* Task instructions *
Locate every line in the material below that has the word "matplotlib". Copy each of those lines.

** begin Supplied material **

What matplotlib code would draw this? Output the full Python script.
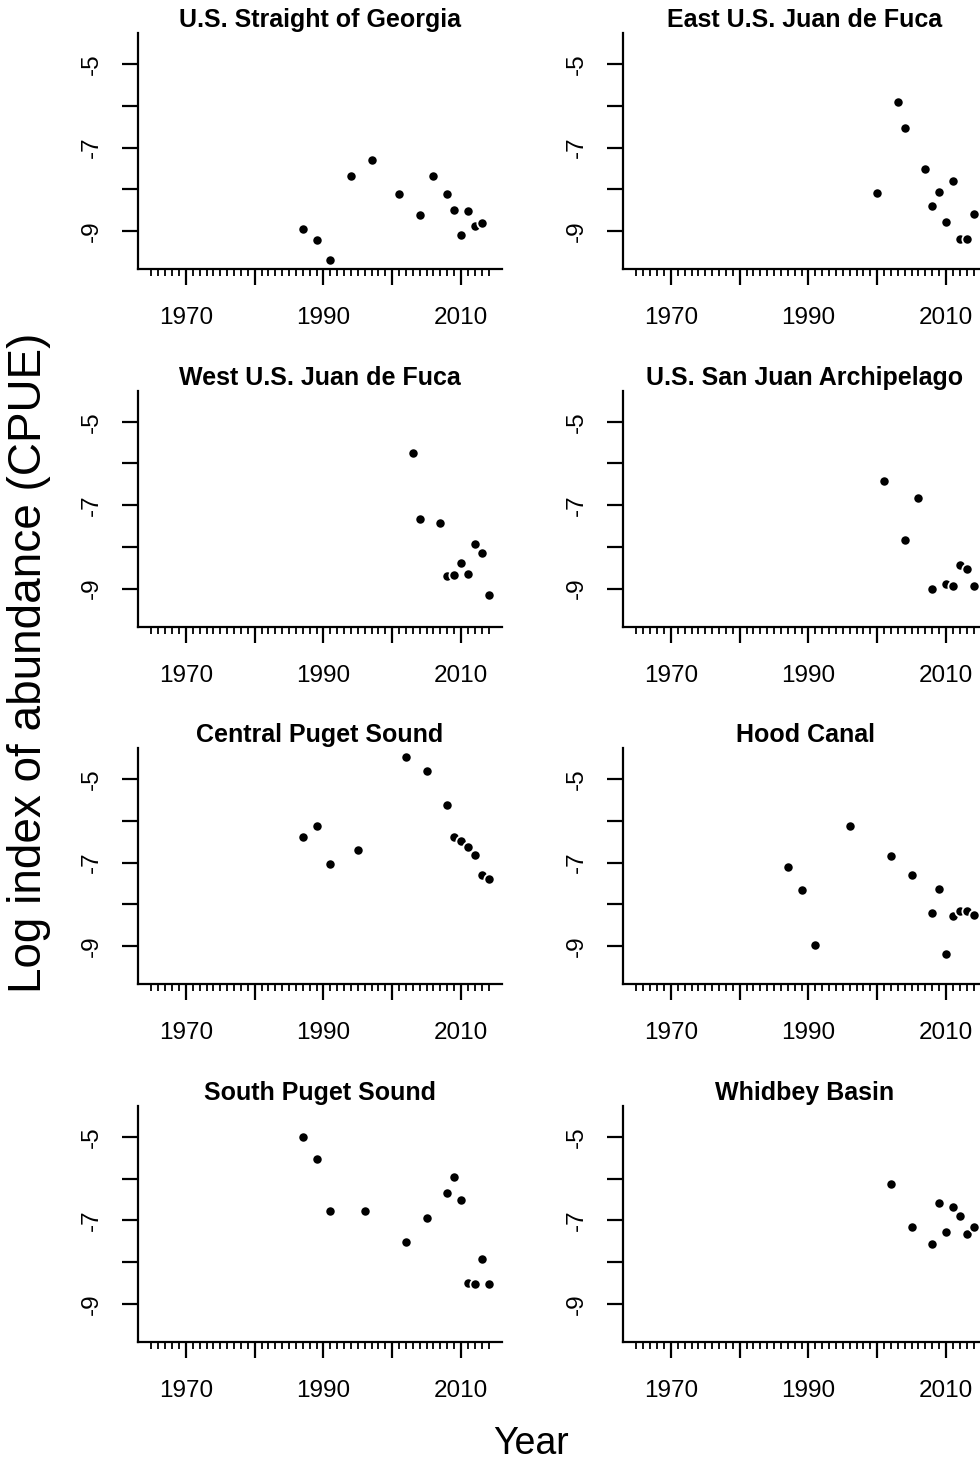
import matplotlib
matplotlib.use("Agg")
import matplotlib.pyplot as plt
from matplotlib.ticker import FixedLocator, FixedFormatter

plt.rcParams['font.family'] = ['Liberation Sans', 'DejaVu Sans']

# data (year, log CPUE)
georgia_years = [1987, 1989, 1991, 1994, 1997, 2001, 2004, 2006, 2008, 2009, 2010, 2011, 2012, 2013]
georgia_cpue = [-8.96, -9.22, -9.70, -7.67, -7.30, -8.12, -8.62, -7.68, -8.12, -8.49, -9.09, -8.53, -8.88, -8.80]

east_jdf_years = [2000, 2003, 2004, 2007, 2008, 2009, 2010, 2011, 2012, 2013, 2014]
east_jdf_cpue = [-8.08, -5.91, -6.52, -7.51, -8.41, -8.07, -8.79, -7.81, -9.19, -9.19, -8.59]

west_jdf_years = [2003, 2004, 2007, 2008, 2009, 2010, 2011, 2012, 2013, 2014]
west_jdf_cpue = [-5.75, -7.34, -7.43, -8.71, -8.67, -8.39, -8.64, -7.93, -8.14, -9.16]

san_juan_years = [2001, 2004, 2006, 2008, 2010, 2011, 2012, 2013, 2014]
san_juan_cpue = [-6.41, -7.83, -6.84, -9.02, -8.90, -8.95, -8.43, -8.53, -8.93]

central_years = [1987, 1989, 1991, 1995, 2002, 2005, 2008, 2009, 2010, 2011, 2012, 2013, 2014]
central_cpue = [-6.38, -6.13, -7.03, -6.69, -4.46, -4.81, -5.62, -6.38, -6.48, -6.63, -6.82, -7.29, -7.39]

hood_years = [1987, 1989, 1991, 1996, 2002, 2005, 2008, 2009, 2010, 2011, 2012, 2013, 2014]
hood_cpue = [-7.10, -7.65, -8.98, -6.11, -6.83, -7.29, -8.21, -7.62, -9.18, -8.27, -8.17, -8.15, -8.25]

south_years = [1987, 1989, 1991, 1996, 2002, 2005, 2008, 2009, 2010, 2011, 2012, 2013, 2014]
south_cpue = [-5.00, -5.54, -6.78, -6.77, -7.52, -6.95, -6.34, -5.96, -6.50, -8.50, -8.53, -7.93, -8.53]

whidbey_years = [2002, 2005, 2008, 2009, 2010, 2011, 2012, 2013, 2014]
whidbey_cpue = [-6.12, -7.15, -7.57, -6.59, -7.29, -6.67, -6.90, -7.33, -7.17]

titles = ["U.S. Straight of Georgia", "East U.S. Juan de Fuca",
          "West U.S. Juan de Fuca", "U.S. San Juan Archipelago",
          "Central Puget Sound", "Hood Canal",
          "South Puget Sound", "Whidbey Basin"]
panels = [(georgia_years, georgia_cpue), (east_jdf_years, east_jdf_cpue),
          (west_jdf_years, west_jdf_cpue), (san_juan_years, san_juan_cpue),
          (central_years, central_cpue), (hood_years, hood_cpue),
          (south_years, south_cpue), (whidbey_years, whidbey_cpue)]

x_range = (1965, 2014)
y_ticks = [-9, -8, -7, -6, -5]
y_labels = ["-9", "", "-7", "", "-5"]
x_major = [1970, 1980, 1990, 2000, 2010]
x_labels = ["1970", "", "1990", "", "2010"]

# R style 4% axis extension
ymin = min(min(v) for _, v in panels)
ymax = max(max(v) for _, v in panels)
yr = ymax - ymin
ylim = (ymin - 0.04 * yr, ymax + 0.04 * yr)
xr = x_range[1] - x_range[0]
xlim = (x_range[0] - 0.04 * xr, x_range[1] + 0.04 * xr)

W, H = 980, 1464
fig = plt.figure(figsize=(W / 100, H / 100), dpi=100)

lefts = [138, 623]
tops = [33, 390.5, 748, 1105.7]
aw, ah = 364, 236

for i, (title, (yrs, vals)) in enumerate(zip(titles, panels)):
    row, col = divmod(i, 2)
    ax = fig.add_axes([lefts[col] / W, 1 - (tops[row] + ah) / H, aw / W, ah / H])
    ax.plot(yrs, vals, 'o', color='black', ms=7.4, mec='white', mew=1.3,
            linestyle='none', clip_on=False)
    ax.set_xlim(*xlim)
    ax.set_ylim(*ylim)
    for s in ['top', 'right']:
        ax.spines[s].set_visible(False)
    for s in ['left', 'bottom']:
        ax.spines[s].set_linewidth(1.6)
    ax.yaxis.set_major_locator(FixedLocator(y_ticks))
    ax.yaxis.set_major_formatter(FixedFormatter(y_labels))
    ax.xaxis.set_major_locator(FixedLocator(x_major))
    ax.xaxis.set_major_formatter(FixedFormatter(x_labels))
    ax.xaxis.set_minor_locator(FixedLocator(list(range(x_range[0], x_range[1] + 1))))
    ax.tick_params(axis='both', which='major', direction='out', length=11.5, width=1.6,
                   labelsize=17.5)
    ax.tick_params(axis='x', which='major', pad=16)
    ax.tick_params(axis='y', which='major', pad=14)
    ax.tick_params(axis='x', which='minor', direction='out', length=5.3, width=1.3)
    for lab in ax.get_yticklabels():
        lab.set_rotation(90)
        lab.set_va('center')
    ax.set_title(title, fontsize=18, fontweight='bold', pad=4)

fig.text(29 / W, 1 - 663 / H, "Log index of abundance (CPUE)", rotation=90,
         ha='center', va='center', fontsize=33)
fig.text(531 / W, 1 - 1444 / H, "Year", ha='center', va='center', fontsize=27)

fig.savefig("out.png", dpi=100)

** end Supplied material **

* Answer in full *
What matplotlib code would draw this? Output the full Python script.
import matplotlib
matplotlib.use("Agg")
import matplotlib.pyplot as plt
from matplotlib.ticker import FixedLocator, FixedFormatter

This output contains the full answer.